▶ **Problem to solve**: Copy from the first line below down to and including the line with "from matplotlib.patches import Rectangle". Skip the pictures.

▶ **Recorded information**:
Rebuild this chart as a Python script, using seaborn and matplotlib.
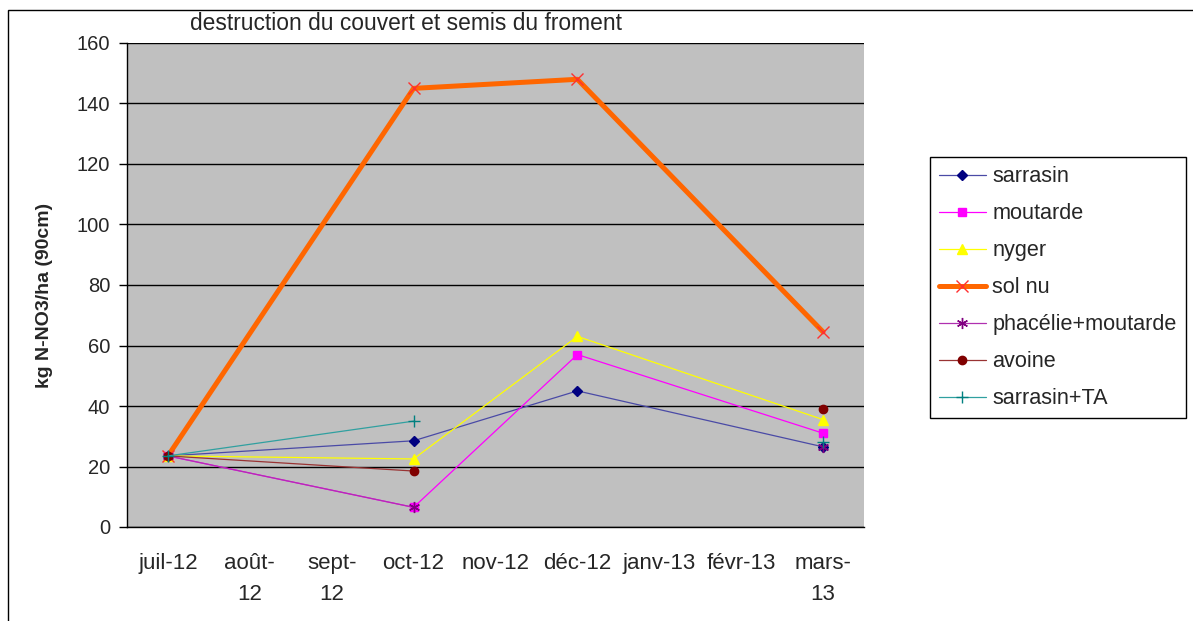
import matplotlib
matplotlib.use("Agg")
import matplotlib.pyplot as plt
import seaborn as sns
import pandas as pd
from matplotlib.patches import Rectangle

# month categories of the x axis
months = ["juil-12", "août-\n12", "sept-\n12", "oct-12", "nov-12",
          "déc-12", "janv-13", "févr-13", "mars-\n13"]
# sampling dates (index into months)
sample_idx = [0, 3, 5, 8]

sarrasin = [23.5, 28.5, 45.0, 26.5]
moutarde = [23.5, 6.5, 57.0, 31.0]
nyger = [23.5, 22.5, 63.0, 35.5]
sol_nu = [23.5, 145.0, 148.0, 64.5]
phacelie_moutarde = [23.5, 6.5, None, 26.5]
avoine = [23.5, 18.5, None, 39.0]
sarrasin_ta = [23.5, 35.0, None, 28.0]

series_names = ["sarrasin", "moutarde", "nyger", "sol nu",
                "phacélie+moutarde", "avoine", "sarrasin+TA"]
series_values = [sarrasin, moutarde, nyger, sol_nu,
                 phacelie_moutarde, avoine, sarrasin_ta]

# style per series: line color, line width, marker, marker size, marker color
styles = {
    "sarrasin": dict(color="#4a4aa6", lw=0.9, marker="D", ms=5, mc="#000080"),
    "moutarde": dict(color="#ff00ff", lw=0.9, marker="s", ms=5.5, mc="#ff00ff"),
    "nyger": dict(color="#ffff00", lw=0.9, marker="^", ms=7, mc="#ffff00"),
    "sol nu": dict(color="#ff6600", lw=3.6, marker="x", ms=9, mc="#ff3030"),
    "phacélie+moutarde": dict(color="#b030b0", lw=0.9, marker=(6, 2, 0), ms=8, mc="#800080"),
    "avoine": dict(color="#993333", lw=0.9, marker="o", ms=6, mc="#800000"),
    "sarrasin+TA": dict(color="#30a0a0", lw=0.9, marker="+", ms=9, mc="#008080"),
}


def runs(values):
    """split a series into contiguous chunks (None = gap)"""
    chunk = []
    for pos, v in zip(sample_idx, values):
        if v is None:
            if chunk:
                yield chunk
            chunk = []
        else:
            chunk.append((pos, v))
    if chunk:
        yield chunk


sns.set_style("white")
plt.rcParams["font.family"] = ["Liberation Sans", "DejaVu Sans"]

W, H = 1193, 621
fig = plt.figure(figsize=(W / 100, H / 100), dpi=100)
ax = fig.add_axes([127 / W, 1 - 527 / H, (864 - 127) / W, (527 - 43) / H])
ax.set_facecolor("#c0c0c0")

handles = []
for name, vals in zip(series_names, series_values):
    st = styles[name]
    first = True
    for chunk in runs(vals):
        df = pd.DataFrame(chunk, columns=["x", "y"])
        sns.lineplot(data=df, x="x", y="y", ax=ax, color=st["color"], lw=st["lw"],
                     marker=st["marker"], markersize=st["ms"],
                     markerfacecolor=st["mc"], markeredgecolor=st["mc"],
                     markeredgewidth=1.0, label=name if first else None,
                     legend=False, sort=True, estimator=None)
        if first:
            handles.append(ax.lines[-1])
        first = False

ax.set_xlim(-0.5, len(months) - 0.5)
ax.set_ylim(0, 160)
ax.set_yticks(range(0, 161, 20))
ax.yaxis.grid(True, color="black", lw=1.0)
ax.set_axisbelow(True)

# x: ticks on category boundaries, labels centred in categories
ax.set_xticks([i - 0.5 for i in range(len(months) + 1)])
ax.set_xticklabels([])
ax.set_xticks(range(len(months)), minor=True)
ax.set_xticklabels(months, minor=True, fontsize=16, linespacing=1.6, va="top")
ax.tick_params(axis="x", which="major", direction="out", length=7, width=1, color="black")
ax.tick_params(axis="x", which="minor", length=0, pad=19)
ax.tick_params(axis="y", direction="out", length=6, width=1, color="black",
               labelsize=14.5, pad=6, left=True)
ax.set_xlabel("")
ax.set_ylabel("")

for side in ["left", "bottom"]:
    ax.spines[side].set_color("black")
    ax.spines[side].set_linewidth(1)
ax.spines["top"].set_visible(False)
ax.spines["right"].set_visible(False)

fig.text(45 / W, 1 - 295 / H, "kg N-NO3/ha (90cm)", rotation=90, fontsize=14,
         fontweight="bold", ha="center", va="center")
fig.text(190 / W, 1 - 24 / H, "destruction du couvert et semis du froment",
         fontsize=16.4, ha="left", va="center")

leg = fig.legend(handles=handles, labels=series_names, loc="upper left",
                 bbox_to_anchor=(930 / W, 1 - 157 / H), bbox_transform=fig.transFigure,
                 fontsize=15.6, frameon=True, fancybox=False, framealpha=1,
                 edgecolor="black", borderpad=0.42, labelspacing=0.74,
                 handlelength=2.15, handletextpad=0.3, borderaxespad=0)
leg.get_frame().set_linewidth(1)

# outer chart border
fig.patches.append(Rectangle((8 / W, -0.01), 1.0, 1 - 10 / H + 0.01,
                             transform=fig.transFigure, fill=False,
                             edgecolor="black", lw=1))

fig.savefig("out.png", dpi=100)
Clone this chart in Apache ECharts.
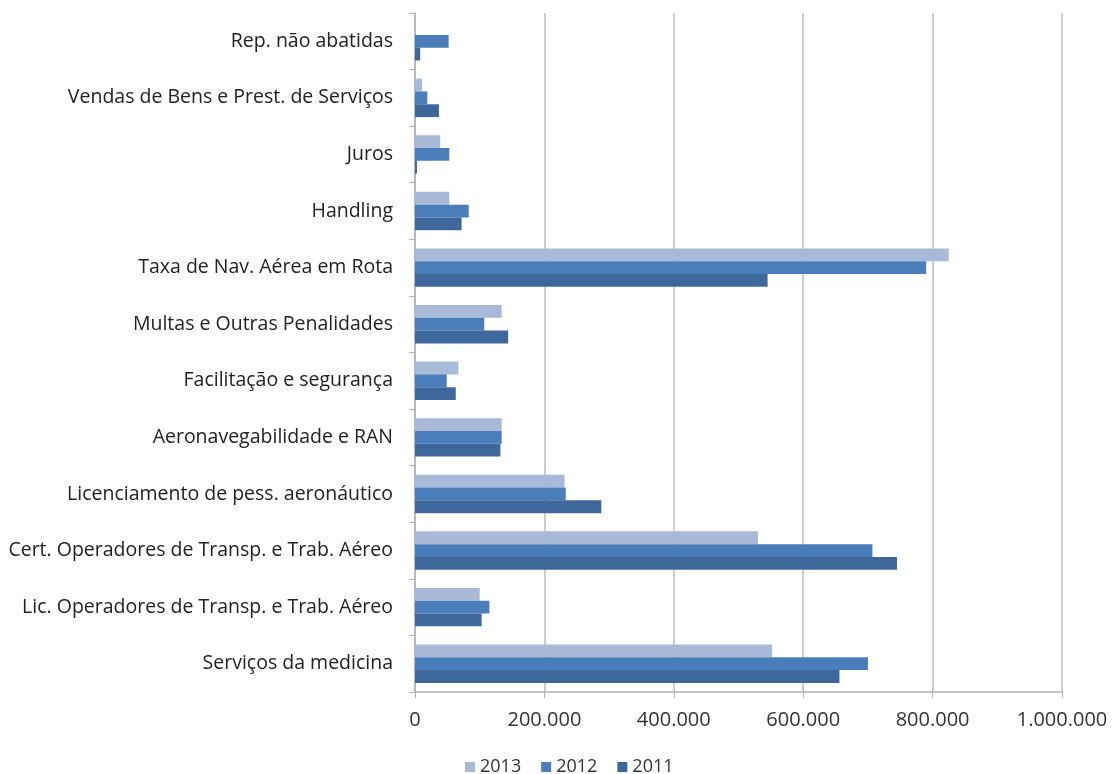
<!DOCTYPE html>
<html>
<head>
<meta charset="utf-8">
<script src="https://cdn.jsdelivr.net/npm/echarts@6/dist/echarts.min.js"></script>
<style>
html,body{margin:0;padding:0;background:#fff;}
#chart{width:1112px;height:774px;}
</style>
</head>
<body>
<div id="chart"></div>
<script>
const categories = [
  "Rep. não abatidas",
  "Vendas de Bens e Prest. de Serviços",
  "Juros",
  "Handling",
  "Taxa de Nav. Aérea em Rota",
  "Multas e Outras Penalidades",
  "Facilitação e segurança",
  "Aeronavegabilidade e RAN",
  "Licenciamento de pess. aeronáutico",
  "Cert. Operadores de Transp. e Trab. Aéreo",
  "Lic. Operadores de Transp. e Trab. Aéreo",
  "Serviços da medicina"
];
const values2013 = [0, 11000, 39000, 53000, 825000, 134000, 67000, 134000, 231000, 530000, 100000, 552000];
const values2012 = [52000, 19000, 53000, 83000, 790000, 107000, 49000, 134000, 233000, 707000, 115000, 700000];
const values2011 = [8000, 37000, 3000, 72000, 545000, 144000, 63000, 132000, 288000, 745000, 103000, 656000];
const xTicks = [0, 200000, 400000, 600000, 800000, 1000000];

const fmt = v => v === 0 ? "0" : String(v).replace(/\B(?=(\d{3})+(?!\d))/g, ".");
const font = "'Open Sans', sans-serif";

const chart = echarts.init(document.getElementById('chart'), null, {renderer: 'canvas'});
chart.setOption({
  animation: false,
  textStyle: {fontFamily: font},
  grid: {left: 415, right: 50, top: 13, bottom: 82, containLabel: false},
  legend: {
    top: 753,
    left: 460,
    itemWidth: 10, itemHeight: 10, itemGap: 20,
    icon: 'rect',
    textStyle: {fontSize: 18, color: '#333', fontFamily: font},
    data: ['2013', '2012', '2011']
  },
  xAxis: {
    type: 'value',
    min: xTicks[0], max: xTicks[xTicks.length - 1], interval: 200000,
    axisLine: {show: true, lineStyle: {color: '#b3b3b3', width: 1.5}},
    axisTick: {show: true, length: 6, lineStyle: {color: '#b3b3b3'}},
    axisLabel: {formatter: fmt, fontSize: 20, color: '#333', margin: 18, fontFamily: font},
    splitLine: {show: true, lineStyle: {color: '#bdbdbd', width: 1.5}}
  },
  yAxis: {
    type: 'category',
    inverse: true,
    data: categories,
    axisLine: {show: true, lineStyle: {color: '#b3b3b3', width: 1.5}},
    axisTick: {show: true, length: 6, lineStyle: {color: '#b3b3b3'}},
    axisLabel: {fontSize: 19.5, color: '#222', margin: 22, fontFamily: font}
  },
  series: [
    {name: '2013', type: 'bar', data: values2013, itemStyle: {color: '#a9b9d8'}, barGap: '0%', barCategoryGap: '32%'},
    {name: '2012', type: 'bar', data: values2012, itemStyle: {color: '#4a7ebb'}, barGap: '0%', barCategoryGap: '32%'},
    {name: '2011', type: 'bar', data: values2011, itemStyle: {color: '#3e679b'}, barGap: '0%', barCategoryGap: '32%'}
  ]
});
</script>
</body>
</html>
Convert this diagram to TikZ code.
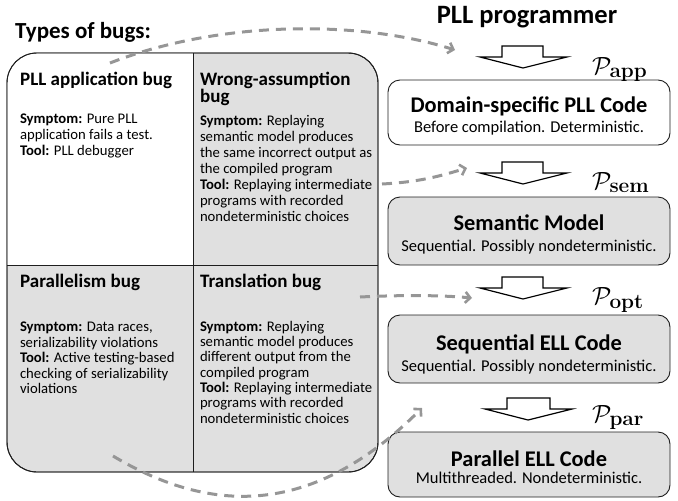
\documentclass[tikz,border=0pt]{standalone}
\usepackage[no-math]{fontspec}
\setmainfont{Carlito}
\usetikzlibrary{arrows.meta}
\definecolor{boxgray}{RGB}{224,224,224}
\definecolor{dashgray}{RGB}{150,150,150}
\definecolor{edge}{RGB}{30,30,30}
\begin{document}
\begin{tikzpicture}[x=1pt,y=-1pt,
  txt/.style={inner sep=0pt, outer sep=0pt, align=left, anchor=north west},
  body/.style={txt, font=\fontsize{14.7}{16}\selectfont},
  head/.style={inner sep=0pt, anchor=base west, font=\bfseries\fontsize{19}{17.5}\selectfont, align=left},
  ttl/.style={inner sep=0pt, anchor=base, font=\bfseries\fontsize{22.4}{22}\selectfont},
  sub/.style={inner sep=0pt, anchor=base, font=\fontsize{16.5}{16.5}\selectfont},
  codebox/.style={draw=edge, line width=0.9pt, rounded corners=12pt},
  blockarrow/.style={draw=black, line width=1.2pt, fill=white, line join=miter},
  plab/.style={inner sep=0pt, anchor=base west, font=\fontsize{30}{30}\selectfont},
  dashcurve/.style={draw=dashgray, line width=3pt, dash pattern=on 10pt off 7pt,
     -{Straight Barb[length=5pt,width=11pt,line width=2.6pt]}},
]
\useasboundingbox (0,0) rectangle (678,501);

% titles
\node[inner sep=0pt, anchor=base west, font=\bfseries\fontsize{23}{23}\selectfont] (types) at (15,38) {Types of bugs:};
\node[inner sep=0pt, anchor=base, font=\bfseries\fontsize{26.5}{26.5}\selectfont] (prog) at (527,23) {PLL programmer};

% left table
\draw[fill=boxgray, draw=edge, line width=0.9pt, rounded corners=30pt] (7,53) rectangle (378,472);
\begin{scope}
  \clip (7,53) rectangle (193,265);
  \fill[white, rounded corners=30pt] (7.45,53.45) rectangle (260,330);
\end{scope}
\draw[edge, line width=0.9pt, rounded corners=30pt] (7,53) rectangle (378,472);
\draw[edge, line width=0.9pt] (193,53) -- (193,472);
\draw[edge, line width=0.9pt] (7,265) -- (378,265);

% quadrant texts
\node[head] (h1) at (20,85) {PLL application bug};
\node[body] (b1) at (20,112.5) {\strut\textbf{Symptom:} Pure PLL\\application fails a test.\\\textbf{Tool:} PLL debugger};

\node[head] (h2) at (200,102.5) {Wrong-assumption\\bug};
\node[body] (b2) at (200,114.5) {\strut\textbf{Symptom:} Replaying\\semantic model produces\\the same incorrect output as\\the compiled program\\\textbf{Tool:} Replaying intermediate\\programs with recorded\\nondeterministic choices};

\node[head] (h3) at (20,287) {Parallelism bug};
\node[body, font=\fontsize{14.7}{15.6}\selectfont] (b3) at (20,320.5) {\strut\textbf{Symptom:} Data races,\\serializability violations\\\textbf{Tool:} Active testing-based\\checking of serializability\\violations};

\node[head] (h4) at (200,287) {Translation bug};
\node[body, font=\fontsize{14.7}{15.3}\selectfont] (b4) at (200,320.5) {\strut\textbf{Symptom:} Replaying\\semantic model produces\\different output from the\\compiled program\\\textbf{Tool:} Replaying intermediate\\programs with recorded\\nondeterministic choices};

% right boxes
\draw[codebox, fill=white] (388,80) rectangle (670,145);
\draw[codebox, fill=boxgray] (388,197) rectangle (670,265);
\draw[codebox, fill=boxgray] (388,315) rectangle (670,383);
\draw[codebox, fill=boxgray] (388,432) rectangle (670,497);

\node[ttl] (t1) at (529,112) {Domain-specific PLL Code};
\node[sub] (s1) at (529,132) {Before compilation. Deterministic.};
\node[ttl] (t2) at (529,230) {Semantic Model};
\node[sub] (s2) at (529,251) {Sequential. Possibly nondeterministic.};
\node[ttl] (t3) at (529,350) {Sequential ELL Code};
\node[sub] (s3) at (529,371) {Sequential. Possibly nondeterministic.};
\node[ttl] (t4) at (529,466) {Parallel ELL Code};
\node[sub] (s4) at (529,483) {Multithreaded. Nondeterministic.};

% block arrows
\draw[blockarrow] (502,46) -- (543,46) -- (543,57) -- (567,57) -- (523,68) -- (480,57) -- (502,57) -- cycle;
\draw[blockarrow] (502,162) -- (543,162) -- (543,173) -- (567,173) -- (523,184) -- (480,173) -- (502,173) -- cycle;
\draw[blockarrow] (502,277) -- (543,277) -- (543,288) -- (567,288) -- (523,299) -- (480,288) -- (502,288) -- cycle;
\draw[blockarrow] (507,398) -- (550,398) -- (550,409) -- (572,409) -- (528,420) -- (485,409) -- (507,409) -- cycle;

% P labels
\node[plab] (p1) at (592,74) {$\mathcal{P}_{\mathbf{app}}$};
\node[plab] (p2) at (592,189) {$\mathcal{P}_{\mathbf{sem}}$};
\node[plab] (p3) at (592,304) {$\mathcal{P}_{\mathbf{opt}}$};
\node[plab] (p4) at (592,422) {$\mathcal{P}_{\mathbf{par}}$};

% dashed connectors
\coordinate (d1s) at (110,63);
\coordinate (d1e) at (455,50);
\coordinate (d2s) at (382,184);
\coordinate (d2e) at (467,168);
\coordinate (d3s) at (360,297);
\coordinate (d3e) at (472,298);
\coordinate (d4s) at (113,456);
\coordinate (d4e) at (422,408);
\draw[dashcurve] (d1s) .. controls (220,20) and (360,20) .. (d1e);
\draw[dashcurve] (d2s) .. controls (420,182) and (440,176) .. (d2e);
\draw[dashcurve] (d3s) .. controls (400,295) and (440,295) .. (d3e);
\draw[dashcurve] (d4s) .. controls (220,520) and (320,510) .. (d4e);
\end{tikzpicture}
\end{document}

▶ **Written response**:
Rebuild this chart as a Python script, using seaborn and matplotlib.
import matplotlib
matplotlib.use("Agg")
import matplotlib.pyplot as plt
import seaborn as sns
import pandas as pd
from matplotlib.patches import Rectangle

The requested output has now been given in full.